Records with drawing code
════════
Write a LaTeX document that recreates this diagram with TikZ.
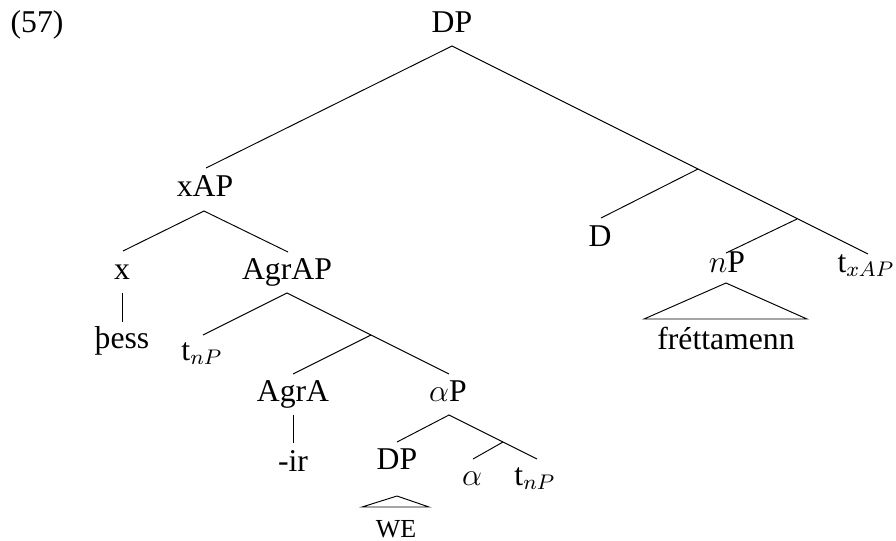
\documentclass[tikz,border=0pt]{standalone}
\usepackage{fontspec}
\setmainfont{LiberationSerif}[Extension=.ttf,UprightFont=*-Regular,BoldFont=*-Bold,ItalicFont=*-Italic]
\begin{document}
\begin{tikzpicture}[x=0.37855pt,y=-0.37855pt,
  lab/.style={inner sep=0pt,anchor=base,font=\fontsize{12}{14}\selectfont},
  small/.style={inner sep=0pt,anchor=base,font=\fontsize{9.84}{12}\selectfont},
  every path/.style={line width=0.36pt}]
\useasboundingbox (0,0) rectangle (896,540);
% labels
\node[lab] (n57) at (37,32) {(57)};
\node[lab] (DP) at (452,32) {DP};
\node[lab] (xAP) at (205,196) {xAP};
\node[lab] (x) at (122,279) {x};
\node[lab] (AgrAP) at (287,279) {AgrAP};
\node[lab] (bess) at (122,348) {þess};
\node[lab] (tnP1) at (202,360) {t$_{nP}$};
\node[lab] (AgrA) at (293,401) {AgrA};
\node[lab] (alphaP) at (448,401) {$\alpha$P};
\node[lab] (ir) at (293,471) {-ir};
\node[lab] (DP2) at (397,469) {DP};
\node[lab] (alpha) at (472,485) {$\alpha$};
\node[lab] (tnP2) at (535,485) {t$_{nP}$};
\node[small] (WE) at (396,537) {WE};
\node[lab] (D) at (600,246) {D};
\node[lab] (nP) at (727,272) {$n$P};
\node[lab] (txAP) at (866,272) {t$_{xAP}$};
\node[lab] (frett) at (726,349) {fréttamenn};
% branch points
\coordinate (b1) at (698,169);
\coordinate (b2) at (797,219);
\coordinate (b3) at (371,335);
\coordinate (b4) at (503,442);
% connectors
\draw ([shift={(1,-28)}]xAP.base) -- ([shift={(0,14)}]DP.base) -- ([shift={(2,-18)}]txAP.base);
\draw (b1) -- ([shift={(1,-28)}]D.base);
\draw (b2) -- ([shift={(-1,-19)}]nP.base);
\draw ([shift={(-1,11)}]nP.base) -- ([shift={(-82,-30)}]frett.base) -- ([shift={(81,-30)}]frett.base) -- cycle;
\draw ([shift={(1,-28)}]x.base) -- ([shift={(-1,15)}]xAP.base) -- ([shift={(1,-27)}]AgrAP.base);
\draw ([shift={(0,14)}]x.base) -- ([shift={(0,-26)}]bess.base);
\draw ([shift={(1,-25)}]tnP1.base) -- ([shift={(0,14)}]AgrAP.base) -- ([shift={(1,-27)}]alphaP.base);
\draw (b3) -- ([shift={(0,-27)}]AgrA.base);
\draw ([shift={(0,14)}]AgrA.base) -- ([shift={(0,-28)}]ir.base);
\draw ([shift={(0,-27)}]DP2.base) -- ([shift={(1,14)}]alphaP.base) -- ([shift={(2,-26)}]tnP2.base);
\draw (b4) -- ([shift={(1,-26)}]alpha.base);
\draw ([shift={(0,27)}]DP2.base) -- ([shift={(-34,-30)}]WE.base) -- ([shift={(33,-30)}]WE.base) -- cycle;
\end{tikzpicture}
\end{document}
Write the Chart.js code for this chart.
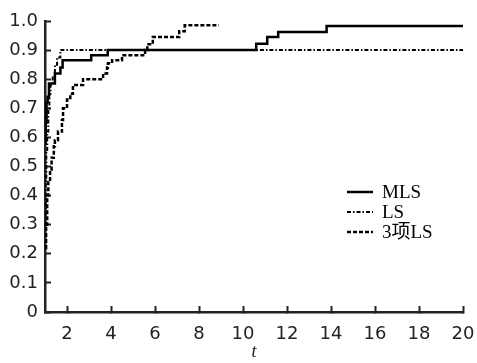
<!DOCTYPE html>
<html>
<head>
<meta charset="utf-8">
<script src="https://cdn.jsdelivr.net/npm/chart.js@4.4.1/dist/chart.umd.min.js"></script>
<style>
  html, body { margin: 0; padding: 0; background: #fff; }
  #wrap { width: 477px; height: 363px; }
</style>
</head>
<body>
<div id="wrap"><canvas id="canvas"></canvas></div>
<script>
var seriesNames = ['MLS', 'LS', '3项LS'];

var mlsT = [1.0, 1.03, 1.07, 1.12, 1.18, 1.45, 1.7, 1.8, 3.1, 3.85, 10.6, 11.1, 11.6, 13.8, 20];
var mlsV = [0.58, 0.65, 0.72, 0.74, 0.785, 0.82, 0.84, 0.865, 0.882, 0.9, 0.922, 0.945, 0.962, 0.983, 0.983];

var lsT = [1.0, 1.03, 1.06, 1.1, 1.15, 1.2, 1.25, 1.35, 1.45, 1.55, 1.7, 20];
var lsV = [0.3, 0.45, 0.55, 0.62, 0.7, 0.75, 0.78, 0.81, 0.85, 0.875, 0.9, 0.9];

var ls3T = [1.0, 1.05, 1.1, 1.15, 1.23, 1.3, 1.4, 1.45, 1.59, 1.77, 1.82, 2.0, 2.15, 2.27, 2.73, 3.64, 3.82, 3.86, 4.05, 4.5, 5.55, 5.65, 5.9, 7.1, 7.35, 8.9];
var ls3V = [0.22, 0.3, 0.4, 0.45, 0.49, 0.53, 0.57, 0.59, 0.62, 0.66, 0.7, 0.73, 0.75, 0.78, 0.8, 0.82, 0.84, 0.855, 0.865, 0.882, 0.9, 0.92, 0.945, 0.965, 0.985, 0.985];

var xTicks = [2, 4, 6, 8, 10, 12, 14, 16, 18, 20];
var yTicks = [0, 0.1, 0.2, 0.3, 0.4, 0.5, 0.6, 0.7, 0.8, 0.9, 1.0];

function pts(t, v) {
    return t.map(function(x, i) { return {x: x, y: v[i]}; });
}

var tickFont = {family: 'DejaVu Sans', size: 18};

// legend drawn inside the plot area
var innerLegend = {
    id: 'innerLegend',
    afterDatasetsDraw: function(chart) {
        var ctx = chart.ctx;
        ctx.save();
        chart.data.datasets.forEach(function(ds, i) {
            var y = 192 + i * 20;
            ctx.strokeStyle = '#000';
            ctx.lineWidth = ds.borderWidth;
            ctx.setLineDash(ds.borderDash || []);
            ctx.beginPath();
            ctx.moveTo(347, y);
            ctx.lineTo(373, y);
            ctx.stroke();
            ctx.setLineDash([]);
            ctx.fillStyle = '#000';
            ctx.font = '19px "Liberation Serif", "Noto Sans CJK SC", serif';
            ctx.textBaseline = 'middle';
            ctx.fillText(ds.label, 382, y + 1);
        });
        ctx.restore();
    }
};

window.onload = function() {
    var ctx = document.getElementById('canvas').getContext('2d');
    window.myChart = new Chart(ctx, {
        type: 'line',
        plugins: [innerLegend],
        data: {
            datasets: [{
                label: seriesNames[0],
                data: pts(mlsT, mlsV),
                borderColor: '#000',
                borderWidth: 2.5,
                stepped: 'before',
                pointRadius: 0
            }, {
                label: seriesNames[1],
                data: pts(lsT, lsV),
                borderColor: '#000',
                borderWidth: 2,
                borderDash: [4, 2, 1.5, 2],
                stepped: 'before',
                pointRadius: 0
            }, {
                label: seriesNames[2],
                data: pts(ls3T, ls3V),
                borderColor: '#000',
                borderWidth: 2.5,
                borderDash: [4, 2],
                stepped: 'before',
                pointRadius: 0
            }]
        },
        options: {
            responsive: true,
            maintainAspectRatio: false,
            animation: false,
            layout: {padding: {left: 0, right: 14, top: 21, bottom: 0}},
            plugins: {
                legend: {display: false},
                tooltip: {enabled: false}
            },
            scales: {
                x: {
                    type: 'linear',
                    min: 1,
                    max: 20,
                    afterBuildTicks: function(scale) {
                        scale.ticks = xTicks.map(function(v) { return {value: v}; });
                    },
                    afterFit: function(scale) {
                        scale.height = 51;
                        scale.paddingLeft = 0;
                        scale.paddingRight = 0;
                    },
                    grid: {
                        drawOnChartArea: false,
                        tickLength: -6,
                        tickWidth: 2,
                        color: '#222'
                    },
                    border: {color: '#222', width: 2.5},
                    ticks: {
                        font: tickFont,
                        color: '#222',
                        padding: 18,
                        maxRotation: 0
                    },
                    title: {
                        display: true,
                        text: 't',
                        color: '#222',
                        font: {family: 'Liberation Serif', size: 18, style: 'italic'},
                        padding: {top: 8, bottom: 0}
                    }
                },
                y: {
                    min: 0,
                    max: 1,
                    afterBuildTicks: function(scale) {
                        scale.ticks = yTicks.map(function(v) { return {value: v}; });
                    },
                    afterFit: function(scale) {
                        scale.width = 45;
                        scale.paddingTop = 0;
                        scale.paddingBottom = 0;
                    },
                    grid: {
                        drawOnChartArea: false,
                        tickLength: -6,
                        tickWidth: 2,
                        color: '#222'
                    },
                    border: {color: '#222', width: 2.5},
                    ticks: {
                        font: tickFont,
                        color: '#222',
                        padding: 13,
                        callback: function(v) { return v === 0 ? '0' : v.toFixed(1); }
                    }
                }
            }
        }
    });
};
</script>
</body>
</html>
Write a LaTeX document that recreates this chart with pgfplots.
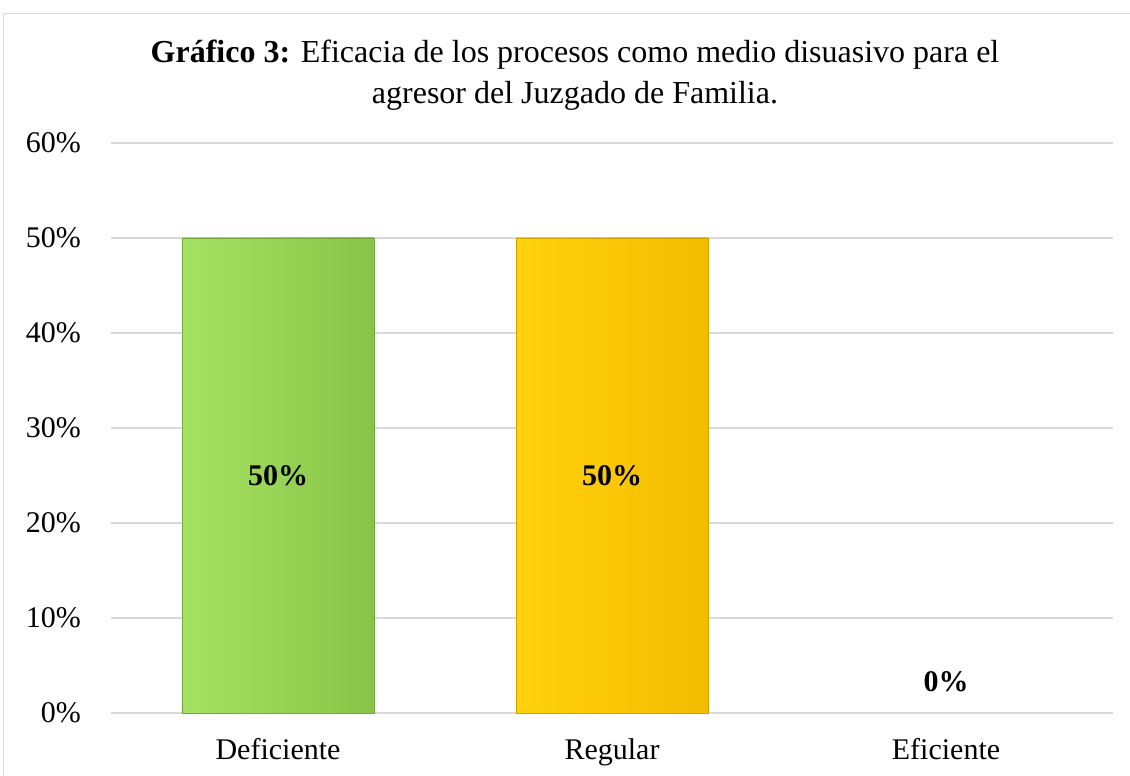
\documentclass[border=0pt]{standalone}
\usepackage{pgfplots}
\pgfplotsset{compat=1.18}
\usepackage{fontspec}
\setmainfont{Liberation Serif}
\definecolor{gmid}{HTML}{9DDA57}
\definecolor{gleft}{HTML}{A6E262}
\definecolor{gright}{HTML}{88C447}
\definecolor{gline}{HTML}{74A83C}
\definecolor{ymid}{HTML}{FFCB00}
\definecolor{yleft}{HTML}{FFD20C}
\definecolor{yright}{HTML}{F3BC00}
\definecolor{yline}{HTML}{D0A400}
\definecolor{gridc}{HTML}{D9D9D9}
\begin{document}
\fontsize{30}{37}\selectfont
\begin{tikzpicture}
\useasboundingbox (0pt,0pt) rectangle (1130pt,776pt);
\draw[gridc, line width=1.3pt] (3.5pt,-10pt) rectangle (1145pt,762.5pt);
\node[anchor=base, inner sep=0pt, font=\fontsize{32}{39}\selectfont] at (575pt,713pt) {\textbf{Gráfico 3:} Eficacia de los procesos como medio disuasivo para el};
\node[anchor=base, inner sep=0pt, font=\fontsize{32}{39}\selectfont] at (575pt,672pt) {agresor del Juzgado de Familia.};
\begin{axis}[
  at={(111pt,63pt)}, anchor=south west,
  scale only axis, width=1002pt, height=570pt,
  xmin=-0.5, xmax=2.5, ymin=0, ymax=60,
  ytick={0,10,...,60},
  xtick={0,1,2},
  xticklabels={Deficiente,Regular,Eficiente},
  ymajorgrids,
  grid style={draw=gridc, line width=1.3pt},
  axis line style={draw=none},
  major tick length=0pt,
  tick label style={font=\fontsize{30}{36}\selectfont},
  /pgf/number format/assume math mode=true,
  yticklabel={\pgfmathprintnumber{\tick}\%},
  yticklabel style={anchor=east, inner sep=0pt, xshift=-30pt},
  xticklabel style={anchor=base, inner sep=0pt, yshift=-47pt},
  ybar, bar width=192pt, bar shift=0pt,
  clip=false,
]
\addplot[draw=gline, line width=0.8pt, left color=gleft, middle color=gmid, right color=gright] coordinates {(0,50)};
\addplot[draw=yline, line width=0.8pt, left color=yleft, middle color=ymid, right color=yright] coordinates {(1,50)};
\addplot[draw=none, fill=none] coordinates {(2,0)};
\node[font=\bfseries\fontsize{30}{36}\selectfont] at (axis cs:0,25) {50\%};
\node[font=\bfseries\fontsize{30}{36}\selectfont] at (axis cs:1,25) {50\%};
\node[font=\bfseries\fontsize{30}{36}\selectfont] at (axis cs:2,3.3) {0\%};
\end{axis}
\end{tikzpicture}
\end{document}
════════
→ WHAT THE EXERCISE ASKS
Word for word, retype the lines in the entries above that run from the one with "Write the Chart.js code for this chart." through the one with "var seriesNames = ['MLS', 'LS', '3项LS'];". Both ends count; pictures do not.

→ RESPONSE BELOW
Write the Chart.js code for this chart.
<!DOCTYPE html>
<html>
<head>
<meta charset="utf-8">
<script src="https://cdn.jsdelivr.net/npm/chart.js@4.4.1/dist/chart.umd.min.js"></script>
<style>
  html, body { margin: 0; padding: 0; background: #fff; }
  #wrap { width: 477px; height: 363px; }
</style>
</head>
<body>
<div id="wrap"><canvas id="canvas"></canvas></div>
<script>
var seriesNames = ['MLS', 'LS', '3项LS'];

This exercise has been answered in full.